— WRITTEN TASK —
Leave the pictures out and retype the lines from the beginning through the line with "const thomasYTicks = [2.4, 2.6, 2.8, 3.0, 3.2, 3.4, 3.6];", both ends included.
== SUPPLIED INFORMATION ==
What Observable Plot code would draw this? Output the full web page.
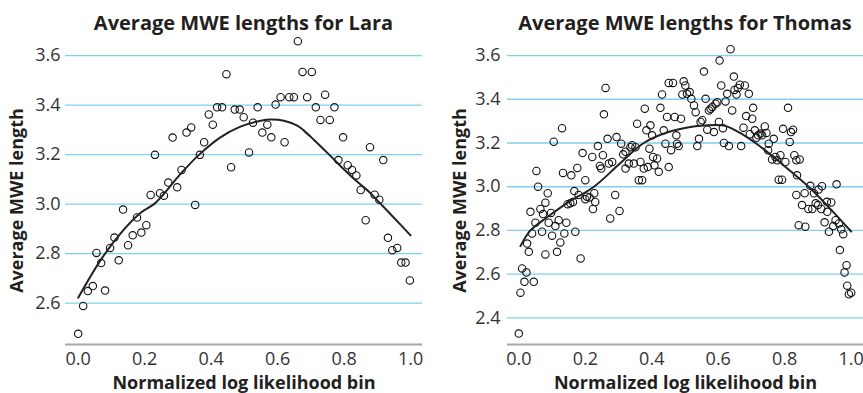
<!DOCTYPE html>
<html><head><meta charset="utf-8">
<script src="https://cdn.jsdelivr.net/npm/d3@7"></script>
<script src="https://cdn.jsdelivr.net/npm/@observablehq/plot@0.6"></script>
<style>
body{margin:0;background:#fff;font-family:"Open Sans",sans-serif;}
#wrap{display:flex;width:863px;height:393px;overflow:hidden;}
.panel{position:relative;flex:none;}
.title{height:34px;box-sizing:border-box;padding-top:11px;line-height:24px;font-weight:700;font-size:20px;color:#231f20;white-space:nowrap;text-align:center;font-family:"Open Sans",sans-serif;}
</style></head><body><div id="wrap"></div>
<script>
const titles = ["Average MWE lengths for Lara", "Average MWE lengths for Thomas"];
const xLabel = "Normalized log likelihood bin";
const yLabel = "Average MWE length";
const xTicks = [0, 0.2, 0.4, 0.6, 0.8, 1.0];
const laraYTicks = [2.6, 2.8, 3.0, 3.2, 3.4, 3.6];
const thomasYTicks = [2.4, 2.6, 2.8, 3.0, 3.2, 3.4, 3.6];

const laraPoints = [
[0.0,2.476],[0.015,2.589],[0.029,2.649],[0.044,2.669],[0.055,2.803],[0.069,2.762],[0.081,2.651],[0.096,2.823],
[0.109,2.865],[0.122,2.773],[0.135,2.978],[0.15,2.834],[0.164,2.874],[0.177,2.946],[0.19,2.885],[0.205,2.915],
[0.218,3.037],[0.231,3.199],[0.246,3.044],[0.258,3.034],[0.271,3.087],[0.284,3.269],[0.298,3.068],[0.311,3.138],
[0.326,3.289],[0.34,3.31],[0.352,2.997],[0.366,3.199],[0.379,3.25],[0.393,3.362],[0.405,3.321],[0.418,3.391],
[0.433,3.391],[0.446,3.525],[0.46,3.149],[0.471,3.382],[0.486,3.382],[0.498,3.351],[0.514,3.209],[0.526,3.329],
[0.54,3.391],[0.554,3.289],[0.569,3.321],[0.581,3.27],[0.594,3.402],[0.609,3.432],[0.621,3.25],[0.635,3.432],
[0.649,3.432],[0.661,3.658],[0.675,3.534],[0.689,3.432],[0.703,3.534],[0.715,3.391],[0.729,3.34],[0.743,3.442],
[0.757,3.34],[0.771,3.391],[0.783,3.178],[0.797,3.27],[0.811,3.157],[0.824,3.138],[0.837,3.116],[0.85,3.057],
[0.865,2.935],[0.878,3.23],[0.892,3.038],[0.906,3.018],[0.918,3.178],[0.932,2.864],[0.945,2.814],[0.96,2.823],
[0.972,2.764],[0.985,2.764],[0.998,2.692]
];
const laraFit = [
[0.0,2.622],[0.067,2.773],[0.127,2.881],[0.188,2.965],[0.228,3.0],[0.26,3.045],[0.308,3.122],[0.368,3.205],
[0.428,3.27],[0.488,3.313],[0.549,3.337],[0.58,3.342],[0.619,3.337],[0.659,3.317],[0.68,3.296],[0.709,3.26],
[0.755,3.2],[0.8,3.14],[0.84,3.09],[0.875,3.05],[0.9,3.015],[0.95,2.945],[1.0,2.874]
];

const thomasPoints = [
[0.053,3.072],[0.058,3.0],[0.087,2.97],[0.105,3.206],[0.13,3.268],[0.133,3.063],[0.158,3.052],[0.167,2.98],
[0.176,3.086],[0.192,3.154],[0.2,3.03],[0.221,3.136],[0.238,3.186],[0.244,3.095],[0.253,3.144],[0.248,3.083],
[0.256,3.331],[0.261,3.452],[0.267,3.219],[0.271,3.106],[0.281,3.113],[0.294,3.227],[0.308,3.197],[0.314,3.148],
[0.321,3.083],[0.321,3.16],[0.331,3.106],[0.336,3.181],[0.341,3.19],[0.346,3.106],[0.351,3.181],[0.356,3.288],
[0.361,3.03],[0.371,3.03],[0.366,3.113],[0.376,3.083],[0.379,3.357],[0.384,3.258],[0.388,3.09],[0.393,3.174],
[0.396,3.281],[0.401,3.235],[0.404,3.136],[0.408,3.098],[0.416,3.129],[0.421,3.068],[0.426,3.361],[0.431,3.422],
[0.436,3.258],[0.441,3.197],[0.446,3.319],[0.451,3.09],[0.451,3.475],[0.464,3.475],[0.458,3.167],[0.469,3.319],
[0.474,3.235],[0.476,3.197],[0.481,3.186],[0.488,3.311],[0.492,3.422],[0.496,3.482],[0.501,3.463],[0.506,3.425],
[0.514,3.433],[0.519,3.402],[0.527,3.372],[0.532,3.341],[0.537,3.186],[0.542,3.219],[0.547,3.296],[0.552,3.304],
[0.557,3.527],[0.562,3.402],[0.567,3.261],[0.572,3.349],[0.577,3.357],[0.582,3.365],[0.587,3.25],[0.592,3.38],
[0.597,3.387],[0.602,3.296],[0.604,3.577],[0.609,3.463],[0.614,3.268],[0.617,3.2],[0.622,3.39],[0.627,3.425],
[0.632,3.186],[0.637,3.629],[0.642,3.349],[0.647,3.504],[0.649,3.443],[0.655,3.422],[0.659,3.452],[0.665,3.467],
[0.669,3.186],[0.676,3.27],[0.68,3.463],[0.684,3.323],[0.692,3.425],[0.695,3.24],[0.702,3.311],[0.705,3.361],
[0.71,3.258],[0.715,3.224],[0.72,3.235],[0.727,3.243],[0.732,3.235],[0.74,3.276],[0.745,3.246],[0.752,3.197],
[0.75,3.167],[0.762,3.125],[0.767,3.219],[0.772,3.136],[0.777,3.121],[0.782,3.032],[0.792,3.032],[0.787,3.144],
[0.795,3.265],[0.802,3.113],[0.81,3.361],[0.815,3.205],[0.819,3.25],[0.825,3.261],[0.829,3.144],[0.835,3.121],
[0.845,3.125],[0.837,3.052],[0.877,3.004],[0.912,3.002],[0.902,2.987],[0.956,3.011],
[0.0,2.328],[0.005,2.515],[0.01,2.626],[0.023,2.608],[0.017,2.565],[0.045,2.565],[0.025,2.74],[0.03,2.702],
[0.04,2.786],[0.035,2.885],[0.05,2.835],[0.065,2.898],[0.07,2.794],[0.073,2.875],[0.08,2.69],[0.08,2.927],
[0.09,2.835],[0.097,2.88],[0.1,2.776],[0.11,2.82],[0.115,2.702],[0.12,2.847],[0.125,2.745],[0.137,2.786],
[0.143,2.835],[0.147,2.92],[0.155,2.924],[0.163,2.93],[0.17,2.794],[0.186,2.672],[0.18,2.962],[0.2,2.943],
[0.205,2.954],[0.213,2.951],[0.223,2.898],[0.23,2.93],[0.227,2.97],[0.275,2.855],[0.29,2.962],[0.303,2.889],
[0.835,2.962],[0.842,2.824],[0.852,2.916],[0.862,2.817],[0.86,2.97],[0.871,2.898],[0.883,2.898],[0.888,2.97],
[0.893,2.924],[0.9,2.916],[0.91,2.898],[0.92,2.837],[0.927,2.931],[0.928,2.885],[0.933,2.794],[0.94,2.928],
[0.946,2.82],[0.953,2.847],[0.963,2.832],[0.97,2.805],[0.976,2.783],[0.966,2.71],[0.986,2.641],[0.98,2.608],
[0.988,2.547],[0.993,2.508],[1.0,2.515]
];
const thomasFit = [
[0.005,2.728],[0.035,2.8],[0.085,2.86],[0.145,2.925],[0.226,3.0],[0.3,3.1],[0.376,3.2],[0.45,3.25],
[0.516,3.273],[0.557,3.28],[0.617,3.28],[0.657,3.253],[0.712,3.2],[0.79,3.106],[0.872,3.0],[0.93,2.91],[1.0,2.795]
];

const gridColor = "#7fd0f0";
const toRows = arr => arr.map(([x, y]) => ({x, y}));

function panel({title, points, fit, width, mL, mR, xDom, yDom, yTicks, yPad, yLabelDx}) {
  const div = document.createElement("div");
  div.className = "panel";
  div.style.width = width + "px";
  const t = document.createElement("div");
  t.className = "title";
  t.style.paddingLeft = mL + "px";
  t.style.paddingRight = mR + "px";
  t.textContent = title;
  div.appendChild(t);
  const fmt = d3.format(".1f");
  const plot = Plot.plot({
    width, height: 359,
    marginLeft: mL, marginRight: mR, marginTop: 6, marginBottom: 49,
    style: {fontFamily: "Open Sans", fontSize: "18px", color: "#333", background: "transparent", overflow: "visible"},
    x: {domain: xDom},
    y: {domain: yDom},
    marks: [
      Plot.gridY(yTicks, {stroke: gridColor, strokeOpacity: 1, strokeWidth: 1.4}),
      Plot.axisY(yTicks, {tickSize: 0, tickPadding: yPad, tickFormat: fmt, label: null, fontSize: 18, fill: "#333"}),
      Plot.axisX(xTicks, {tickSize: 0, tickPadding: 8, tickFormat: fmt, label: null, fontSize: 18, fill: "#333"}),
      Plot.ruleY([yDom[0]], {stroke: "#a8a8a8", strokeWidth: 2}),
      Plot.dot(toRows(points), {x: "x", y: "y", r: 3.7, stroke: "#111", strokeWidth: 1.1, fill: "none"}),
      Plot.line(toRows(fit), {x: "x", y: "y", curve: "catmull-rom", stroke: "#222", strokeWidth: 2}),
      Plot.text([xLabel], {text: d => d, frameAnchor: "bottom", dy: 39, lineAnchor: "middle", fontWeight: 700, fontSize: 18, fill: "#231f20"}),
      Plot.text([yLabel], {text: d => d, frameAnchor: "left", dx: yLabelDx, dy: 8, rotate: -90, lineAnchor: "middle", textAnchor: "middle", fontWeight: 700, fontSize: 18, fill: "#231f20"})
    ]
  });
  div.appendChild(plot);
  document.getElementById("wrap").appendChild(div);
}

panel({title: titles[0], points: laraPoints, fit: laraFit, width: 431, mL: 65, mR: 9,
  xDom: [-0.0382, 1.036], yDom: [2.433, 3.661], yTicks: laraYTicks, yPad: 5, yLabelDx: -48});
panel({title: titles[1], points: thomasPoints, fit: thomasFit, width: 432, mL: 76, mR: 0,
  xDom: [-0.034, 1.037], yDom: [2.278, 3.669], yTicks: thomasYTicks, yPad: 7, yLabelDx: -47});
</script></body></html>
===
— TASK RESULT —
What Observable Plot code would draw this? Output the full web page.
<!DOCTYPE html>
<html><head><meta charset="utf-8">
<script src="https://cdn.jsdelivr.net/npm/d3@7"></script>
<script src="https://cdn.jsdelivr.net/npm/@observablehq/plot@0.6"></script>
<style>
body{margin:0;background:#fff;font-family:"Open Sans",sans-serif;}
#wrap{display:flex;width:863px;height:393px;overflow:hidden;}
.panel{position:relative;flex:none;}
.title{height:34px;box-sizing:border-box;padding-top:11px;line-height:24px;font-weight:700;font-size:20px;color:#231f20;white-space:nowrap;text-align:center;font-family:"Open Sans",sans-serif;}
</style></head><body><div id="wrap"></div>
<script>
const titles = ["Average MWE lengths for Lara", "Average MWE lengths for Thomas"];
const xLabel = "Normalized log likelihood bin";
const yLabel = "Average MWE length";
const xTicks = [0, 0.2, 0.4, 0.6, 0.8, 1.0];
const laraYTicks = [2.6, 2.8, 3.0, 3.2, 3.4, 3.6];
const thomasYTicks = [2.4, 2.6, 2.8, 3.0, 3.2, 3.4, 3.6];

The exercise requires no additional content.